C’est le but de ces barrettes très minces, car la reine est toujours gênée par des changements de température liées aux matériaux, aux intervalles trop grands entre le bas du cadre et le sommet du suivant. Son passage se fait bien lorsque des ponts de cires produisent une continuité entre tous les éléments de la ruche.
Le cadre « Gatineau » nous ramène à la conduite classique des Langstroth. Divisibles, dont on manipule les cadres avec aisance et la récolte se fait en extracteur. On travaille au cadre alors qu’avec la Warré traditionnelle on travaille au corps.
La formule est un peu rapide, j’en conviens, mais elle permet de mieux comprendre la différence de conduite des Warré par rapport aux autres modèles que nous connaissons bien.
Le choix se fera en fonction des options de l’apiculteur. La Warré traditionnelle a un avantage considérable, son coût est de moitié celui d’une Dadant ou d’une Langstroth, l’exploitation est encore plus économique, les barrettes ne sont pas cirées avec le même volume de cire qu’avec les cadres classiques, l’unicité absolue du matériel est un atout majeur pour de nombreuses manipulations.

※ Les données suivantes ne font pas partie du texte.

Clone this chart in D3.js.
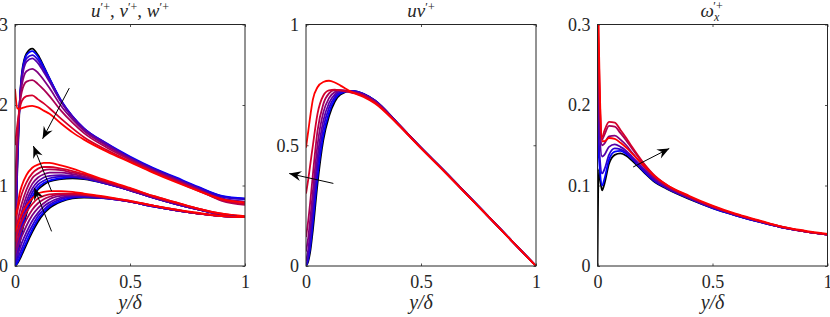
<!DOCTYPE html>
<html>
<head>
<meta charset="utf-8">
<script src="https://cdn.jsdelivr.net/npm/d3@7"></script>
<style>
body { margin: 0; background: #fff; }
svg { display: block; }
text { font-family: "Liberation Serif", "Times New Roman", "DejaVu Serif", serif; fill: #262626; }
</style>
</head>
<body>
<svg id="svg1" width="830" height="317"></svg>
<script>
// wall-normal positions y/delta used for the sampled profiles
var xGrid = [0, 0.01, 0.02, 0.03, 0.05, 0.075, 0.1, 0.125, 0.15, 0.2, 0.25, 0.3, 0.4, 0.5, 0.6, 0.7, 0.8, 0.9, 1];
var wGrid = [0, 0.005, 0.01, 0.02, 0.03, 0.05, 0.075, 0.1, 0.125, 0.15, 0.2, 0.25, 0.3, 0.4, 0.5, 0.6, 0.7, 0.8, 0.9, 1];

// u'+ (one row per case, black first then blue -> red)
var uRms = [
    [0, 1.2, 2.0, 2.4, 2.64, 2.70, 2.62, 2.48, 2.33, 2.05, 1.85, 1.70, 1.51, 1.35, 1.21, 1.09, 0.97, 0.865, 0.835],
    [0, 1.25, 2.0, 2.38, 2.62, 2.67, 2.60, 2.47, 2.33, 2.06, 1.86, 1.71, 1.52, 1.36, 1.22, 1.10, 0.98, 0.87, 0.84],
    [0.1, 1.3, 2.0, 2.35, 2.58, 2.62, 2.56, 2.44, 2.31, 2.05, 1.86, 1.71, 1.52, 1.35, 1.21, 1.09, 0.97, 0.86, 0.83],
    [0.3, 1.4, 2.0, 2.32, 2.54, 2.58, 2.52, 2.41, 2.29, 2.04, 1.85, 1.70, 1.51, 1.34, 1.20, 1.08, 0.96, 0.84, 0.80],
    [0.6, 1.5, 2.0, 2.25, 2.42, 2.45, 2.40, 2.31, 2.21, 1.99, 1.82, 1.68, 1.49, 1.33, 1.19, 1.07, 0.95, 0.82, 0.77],
    [1.0, 1.6, 1.98, 2.17, 2.29, 2.31, 2.26, 2.19, 2.11, 1.93, 1.78, 1.65, 1.47, 1.32, 1.18, 1.06, 0.94, 0.81, 0.76],
    [1.5, 1.75, 1.95, 2.05, 2.11, 2.12, 2.07, 2.02, 1.96, 1.83, 1.71, 1.60, 1.44, 1.30, 1.17, 1.05, 0.93, 0.82, 0.77],
    [2.2, 1.96, 1.95, 1.96, 1.98, 1.99, 1.97, 1.93, 1.89, 1.77, 1.66, 1.57, 1.42, 1.29, 1.16, 1.04, 0.93, 0.83, 0.79]
];

// w'+
var wRms = [
    [0, 0.12, 0.28, 0.42, 0.65, 0.84, 0.95, 1.01, 1.05, 1.08, 1.09, 1.08, 1.02, 0.94, 0.85, 0.77, 0.70, 0.64, 0.61],
    [0, 0.14, 0.31, 0.45, 0.68, 0.86, 0.97, 1.03, 1.06, 1.09, 1.10, 1.09, 1.02, 0.94, 0.85, 0.77, 0.70, 0.64, 0.61],
    [0.05, 0.2, 0.38, 0.52, 0.74, 0.91, 1.01, 1.06, 1.09, 1.11, 1.11, 1.09, 1.02, 0.94, 0.85, 0.77, 0.70, 0.64, 0.61],
    [0.1, 0.28, 0.46, 0.6, 0.8, 0.96, 1.05, 1.10, 1.12, 1.13, 1.12, 1.10, 1.03, 0.94, 0.85, 0.77, 0.70, 0.64, 0.61],
    [0.2, 0.4, 0.56, 0.68, 0.87, 1.02, 1.10, 1.14, 1.16, 1.16, 1.14, 1.11, 1.03, 0.95, 0.86, 0.78, 0.70, 0.64, 0.61],
    [0.3, 0.52, 0.67, 0.78, 0.95, 1.09, 1.15, 1.19, 1.20, 1.19, 1.16, 1.13, 1.04, 0.95, 0.86, 0.78, 0.71, 0.64, 0.61],
    [0.45, 0.67, 0.8, 0.9, 1.04, 1.15, 1.21, 1.23, 1.23, 1.21, 1.18, 1.14, 1.05, 0.96, 0.87, 0.79, 0.71, 0.65, 0.61],
    [0.62, 0.72, 0.9, 1.0, 1.13, 1.22, 1.26, 1.28, 1.28, 1.25, 1.21, 1.16, 1.06, 0.97, 0.87, 0.79, 0.71, 0.65, 0.62]
];

// v'+
var vRms = [
    [0, 0.03, 0.08, 0.14, 0.27, 0.42, 0.55, 0.65, 0.72, 0.80, 0.84, 0.85, 0.84, 0.80, 0.74, 0.69, 0.65, 0.62, 0.61],
    [0, 0.04, 0.10, 0.17, 0.30, 0.45, 0.58, 0.67, 0.74, 0.81, 0.85, 0.86, 0.84, 0.80, 0.74, 0.69, 0.65, 0.62, 0.61],
    [0.03, 0.08, 0.15, 0.22, 0.36, 0.5, 0.62, 0.7, 0.76, 0.83, 0.86, 0.86, 0.84, 0.80, 0.74, 0.69, 0.65, 0.62, 0.61],
    [0.08, 0.14, 0.21, 0.29, 0.42, 0.56, 0.66, 0.74, 0.79, 0.85, 0.87, 0.87, 0.84, 0.80, 0.74, 0.69, 0.65, 0.62, 0.61],
    [0.14, 0.22, 0.3, 0.37, 0.5, 0.63, 0.72, 0.78, 0.83, 0.87, 0.88, 0.88, 0.85, 0.80, 0.75, 0.69, 0.65, 0.62, 0.61],
    [0.22, 0.31, 0.39, 0.46, 0.58, 0.7, 0.78, 0.83, 0.86, 0.89, 0.89, 0.88, 0.85, 0.80, 0.75, 0.70, 0.65, 0.62, 0.61],
    [0.3, 0.4, 0.49, 0.56, 0.67, 0.77, 0.84, 0.87, 0.89, 0.9, 0.9, 0.89, 0.85, 0.81, 0.75, 0.70, 0.65, 0.62, 0.61],
    [0.42, 0.5, 0.58, 0.65, 0.75, 0.84, 0.9, 0.92, 0.93, 0.93, 0.92, 0.9, 0.86, 0.81, 0.75, 0.70, 0.66, 0.62, 0.61]
];

// uv'+
var uvRms = [
    [0, 0.02, 0.07, 0.15, 0.34, 0.52, 0.62, 0.68, 0.71, 0.725, 0.713, 0.685, 0.59, 0.49, 0.395, 0.297, 0.198, 0.099, 0],
    [0, 0.03, 0.09, 0.18, 0.37, 0.54, 0.635, 0.69, 0.715, 0.725, 0.713, 0.685, 0.59, 0.49, 0.395, 0.297, 0.198, 0.099, 0],
    [0, 0.04, 0.12, 0.22, 0.41, 0.57, 0.655, 0.70, 0.72, 0.724, 0.712, 0.684, 0.59, 0.49, 0.395, 0.297, 0.198, 0.099, 0],
    [0.02, 0.07, 0.16, 0.26, 0.45, 0.60, 0.675, 0.71, 0.725, 0.723, 0.711, 0.683, 0.59, 0.49, 0.395, 0.297, 0.198, 0.099, 0],
    [0.06, 0.12, 0.21, 0.31, 0.5, 0.635, 0.695, 0.72, 0.727, 0.721, 0.709, 0.681, 0.589, 0.489, 0.394, 0.296, 0.198, 0.099, 0],
    [0.12, 0.19, 0.28, 0.38, 0.56, 0.67, 0.715, 0.728, 0.728, 0.719, 0.707, 0.679, 0.588, 0.489, 0.394, 0.296, 0.197, 0.099, 0],
    [0.30, 0.36, 0.43, 0.5, 0.63, 0.705, 0.727, 0.73, 0.727, 0.717, 0.704, 0.677, 0.587, 0.488, 0.393, 0.296, 0.197, 0.098, 0],
    [0.49, 0.56, 0.63, 0.69, 0.74, 0.762, 0.767, 0.76, 0.747, 0.72, 0.70, 0.673, 0.585, 0.487, 0.392, 0.295, 0.197, 0.098, 0]
];

// omega_x'+ (sampled on wGrid)
var omRms = [
    [0, 0.12, 0.11, 0.094, 0.102, 0.127, 0.138, 0.140, 0.137, 0.131, 0.117, 0.104, 0.096, 0.083, 0.072, 0.063, 0.055, 0.048, 0.043, 0.039],
    [0.17, 0.14, 0.12, 0.100, 0.108, 0.132, 0.142, 0.143, 0.139, 0.133, 0.118, 0.105, 0.097, 0.084, 0.072, 0.063, 0.055, 0.048, 0.043, 0.039],
    [0.2, 0.16, 0.135, 0.115, 0.12, 0.138, 0.146, 0.145, 0.141, 0.134, 0.119, 0.106, 0.097, 0.084, 0.073, 0.063, 0.055, 0.048, 0.043, 0.039],
    [0.24, 0.19, 0.16, 0.136, 0.138, 0.148, 0.151, 0.148, 0.143, 0.136, 0.121, 0.107, 0.098, 0.085, 0.073, 0.064, 0.056, 0.048, 0.043, 0.039],
    [0.28, 0.22, 0.18, 0.150, 0.152, 0.161, 0.162, 0.157, 0.150, 0.141, 0.124, 0.109, 0.099, 0.085, 0.073, 0.064, 0.056, 0.048, 0.043, 0.039],
    [0.33, 0.25, 0.2, 0.157, 0.163, 0.174, 0.173, 0.165, 0.156, 0.146, 0.127, 0.111, 0.100, 0.086, 0.074, 0.064, 0.056, 0.049, 0.043, 0.039],
    [0.36, 0.27, 0.21, 0.160, 0.168, 0.179, 0.178, 0.169, 0.159, 0.148, 0.128, 0.112, 0.101, 0.086, 0.074, 0.064, 0.056, 0.049, 0.043, 0.039],
    [0.4, 0.29, 0.22, 0.155, 0.155, 0.159, 0.158, 0.153, 0.147, 0.140, 0.125, 0.111, 0.101, 0.087, 0.075, 0.065, 0.057, 0.049, 0.044, 0.040]
];

// tick labels
var xTicks = [0, 0.5, 1];
var yTicksRms = [0, 1, 2, 3];
var yTicksUv = [0, 0.5, 1];
var yTicksOm = [0, 0.1, 0.2, 0.3];

// arrows [x0, y0, x1, y1] in data units, tip at (x1, y1)
var arrowsRms = [[0.236, 2.21, 0.120, 1.58], [0.159, 0.93, 0.080, 1.49], [0.159, 0.43, 0.084, 0.97]];
var arrowsUv = [[0.119, 0.342, -0.073, 0.383]];
var arrowsOm = [[0.155, 0.123, 0.312, 0.146]];

// case colours: black, then blue -> red
var colors = ['#000000', 'rgb(0,0,255)', 'rgb(42,0,212)', 'rgb(85,0,170)', 'rgb(128,0,128)', 'rgb(170,0,85)', 'rgb(212,0,42)', 'rgb(255,0,0)'];

var svg = d3.select('#svg1');

var plotW = 230;
var plotH = 241.5;
var plotTop = 24.5;

var defs = svg.append('defs');
defs.append('marker')
    .attr('id', 'head')
    .attr('viewBox', '-13 -6 14 12')
    .attr('refX', 0).attr('refY', 0)
    .attr('markerWidth', 14).attr('markerHeight', 12)
    .attr('markerUnits', 'userSpaceOnUse')
    .attr('orient', 'auto')
    .append('path')
    .attr('d', 'M0,0 L-12,-5 L-8,0 L-12,5 Z')
    .attr('fill', '#000');

function panel(i, left, yMax, yTicks, grid, families, arrows) {
    var scaleX = d3.scaleLinear().domain([0, 1]).range([0, plotW]);
    var scaleY = d3.scaleLinear().domain([0, yMax]).range([plotH, 0]);

    var g = svg.append('g').attr('transform', 'translate(' + left + ',' + plotTop + ')');

    defs.append('clipPath').attr('id', 'clip' + i)
        .append('rect').attr('width', plotW).attr('height', plotH);

    var fmt = function(d) { return d3.format('')(d); };

    // inward ticks on all four sides
    g.append('g').attr('class', 'x-axis')
        .attr('transform', 'translate(0,' + plotH + ')')
        .call(d3.axisBottom(scaleX).tickValues(xTicks).tickSize(-2.5).tickPadding(9).tickFormat(fmt));
    g.append('g')
        .call(d3.axisTop(scaleX).tickValues(xTicks).tickSize(-2.5).tickFormat(''));
    g.append('g').attr('class', 'y-axis')
        .call(d3.axisLeft(scaleY).tickValues(yTicks).tickSize(-2.5).tickPadding(7).tickFormat(fmt));
    g.append('g').attr('transform', 'translate(' + plotW + ',0)')
        .call(d3.axisRight(scaleY).tickValues(yTicks).tickSize(-2.5).tickFormat(''));

    g.selectAll('.domain').remove();
    g.selectAll('.tick line').attr('stroke', '#262626').attr('stroke-width', 0.8);
    g.selectAll('.tick text').style('font-size', '18px').attr('fill', '#262626');

    var line = d3.line()
        .x(function(d) { return scaleX(d[0]); })
        .y(function(d) { return scaleY(d[1]); })
        .curve(d3.curveMonotoneX);

    var curves = g.append('g').attr('clip-path', 'url(#clip' + i + ')');
    families.forEach(function(fam) {
        fam.forEach(function(vals, k) {
            curves.append('path')
                .datum(vals.map(function(v, j) { return [grid[j], v]; }))
                .attr('d', line)
                .attr('fill', 'none')
                .attr('stroke', colors[k])
                .attr('stroke-width', 1.8);
        });
    });

    g.append('rect')
        .attr('width', plotW).attr('height', plotH)
        .attr('fill', 'none').attr('stroke', '#262626').attr('stroke-width', 1);

    arrows.forEach(function(a) {
        g.append('line')
            .attr('x1', scaleX(a[0])).attr('y1', scaleY(a[1]))
            .attr('x2', scaleX(a[2])).attr('y2', scaleY(a[3]))
            .attr('stroke', '#000').attr('stroke-width', 1)
            .attr('marker-end', 'url(#head)');
    });

    // x label
    g.append('text')
        .attr('x', plotW / 2).attr('y', plotH + 43)
        .attr('text-anchor', 'middle')
        .style('font-size', '20px').style('font-style', 'italic')
        .text('y/δ');

    return g;
}

var g1 = panel(0, 15, 3, yTicksRms, xGrid, [uRms, wRms, vRms], arrowsRms);
var g2 = panel(1, 306, 1, yTicksUv, xGrid, [uvRms], arrowsUv);
var g3 = panel(2, 597.5, 0.3, yTicksOm, wGrid, [omRms], arrowsOm);

// titles
var t1 = g1.append('text').attr('x', plotW / 2).attr('y', -8).attr('text-anchor', 'middle').style('font-size', '19px');
['u', 'v', 'w'].forEach(function(s, k) {
    t1.append('tspan').style('font-style', 'italic').text(s);
    t1.append('tspan').attr('dy', -6).style('font-size', '12px').text('′+');
    if (k < 2) t1.append('tspan').attr('dy', 6).text(', ');
});

var t2 = g2.append('text').attr('x', plotW / 2).attr('y', -8).attr('text-anchor', 'middle').style('font-size', '19px');
t2.append('tspan').style('font-style', 'italic').text('uv');
t2.append('tspan').attr('dy', -6).style('font-size', '12px').text('′+');

// omega with subscript x under the prime
var t3 = g3.append('text').attr('x', plotW / 2 - 12).attr('y', -8).style('font-size', '19px');
t3.append('tspan').style('font-style', 'italic').text('ω');
t3.append('tspan').attr('dy', 4).style('font-size', '12px').style('font-style', 'italic').text('x');
t3.append('tspan').attr('dx', -6).attr('dy', -11).style('font-size', '12px').text('′+');
</script>
</body>
</html>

C’est une ruche qui, équipée d’un nombre suffisant de corps peut faire l’objet de très peu de visites. Et laisser systématiquement un corps plein de miel aux colonies pour l’hiver est une économie de sirop et de manipulations considérables. D’autant que le nourrissement artificiel vieilli prématurément les abeilles de la colonie. La conduite de l’abbé Warré est davantage respectueuse de la physiologie de l’abeille.
Par contre la récolte du miel est plus délicate, l’élevage des reines plus complexe. On ne peut aisément chercher les reines et les marquer, il est presque impossible d’assurer leur suivi et leur remplacement régulier.

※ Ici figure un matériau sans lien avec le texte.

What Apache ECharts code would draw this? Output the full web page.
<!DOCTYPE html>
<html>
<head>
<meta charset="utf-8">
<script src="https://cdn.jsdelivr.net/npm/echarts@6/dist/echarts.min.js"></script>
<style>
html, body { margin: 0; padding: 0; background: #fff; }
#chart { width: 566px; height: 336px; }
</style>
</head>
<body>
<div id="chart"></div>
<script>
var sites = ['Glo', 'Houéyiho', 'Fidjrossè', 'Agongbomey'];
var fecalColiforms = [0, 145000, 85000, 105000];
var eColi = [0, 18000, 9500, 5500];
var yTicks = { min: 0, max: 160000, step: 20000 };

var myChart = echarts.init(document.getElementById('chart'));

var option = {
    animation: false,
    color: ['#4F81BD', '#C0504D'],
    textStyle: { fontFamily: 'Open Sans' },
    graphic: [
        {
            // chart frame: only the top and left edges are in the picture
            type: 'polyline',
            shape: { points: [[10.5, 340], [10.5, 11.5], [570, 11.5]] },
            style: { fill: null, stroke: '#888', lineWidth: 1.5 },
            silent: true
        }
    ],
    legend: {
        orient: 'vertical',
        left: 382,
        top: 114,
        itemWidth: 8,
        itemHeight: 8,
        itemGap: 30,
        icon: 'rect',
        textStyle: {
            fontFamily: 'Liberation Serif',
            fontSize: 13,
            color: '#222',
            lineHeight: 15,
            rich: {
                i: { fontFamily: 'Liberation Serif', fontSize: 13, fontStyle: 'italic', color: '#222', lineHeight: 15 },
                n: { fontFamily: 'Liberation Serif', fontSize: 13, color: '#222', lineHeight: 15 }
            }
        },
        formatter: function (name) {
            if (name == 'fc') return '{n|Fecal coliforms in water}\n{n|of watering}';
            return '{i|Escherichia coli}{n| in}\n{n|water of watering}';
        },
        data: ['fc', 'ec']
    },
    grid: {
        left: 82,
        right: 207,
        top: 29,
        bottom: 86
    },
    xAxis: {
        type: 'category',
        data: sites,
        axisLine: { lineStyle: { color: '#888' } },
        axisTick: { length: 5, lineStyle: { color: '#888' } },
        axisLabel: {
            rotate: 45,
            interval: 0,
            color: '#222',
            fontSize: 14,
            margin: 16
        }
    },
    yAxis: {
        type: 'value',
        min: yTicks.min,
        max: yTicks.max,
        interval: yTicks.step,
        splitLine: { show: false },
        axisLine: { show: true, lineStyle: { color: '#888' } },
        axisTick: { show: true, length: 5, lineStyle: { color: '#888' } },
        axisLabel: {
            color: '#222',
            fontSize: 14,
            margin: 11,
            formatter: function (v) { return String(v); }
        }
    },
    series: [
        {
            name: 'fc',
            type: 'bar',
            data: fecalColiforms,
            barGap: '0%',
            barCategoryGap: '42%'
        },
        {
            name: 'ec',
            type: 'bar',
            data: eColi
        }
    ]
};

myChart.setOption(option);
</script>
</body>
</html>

La productivité n’est pas à rechercher par ruche, mais la simplicité de la conduite permet de multiplier les colonies. Et par là même la multiplication des ruchers. C’est davantage une ruche pour rucher sédentaire que pour la transhumance.
On comprend aisément les aménagements de Gilles Denis ou ceux de Marc Gatineau qui apportent un compromis plus que satisfaisant au modèle d’origine sans retomber dans la situation des Langstroth.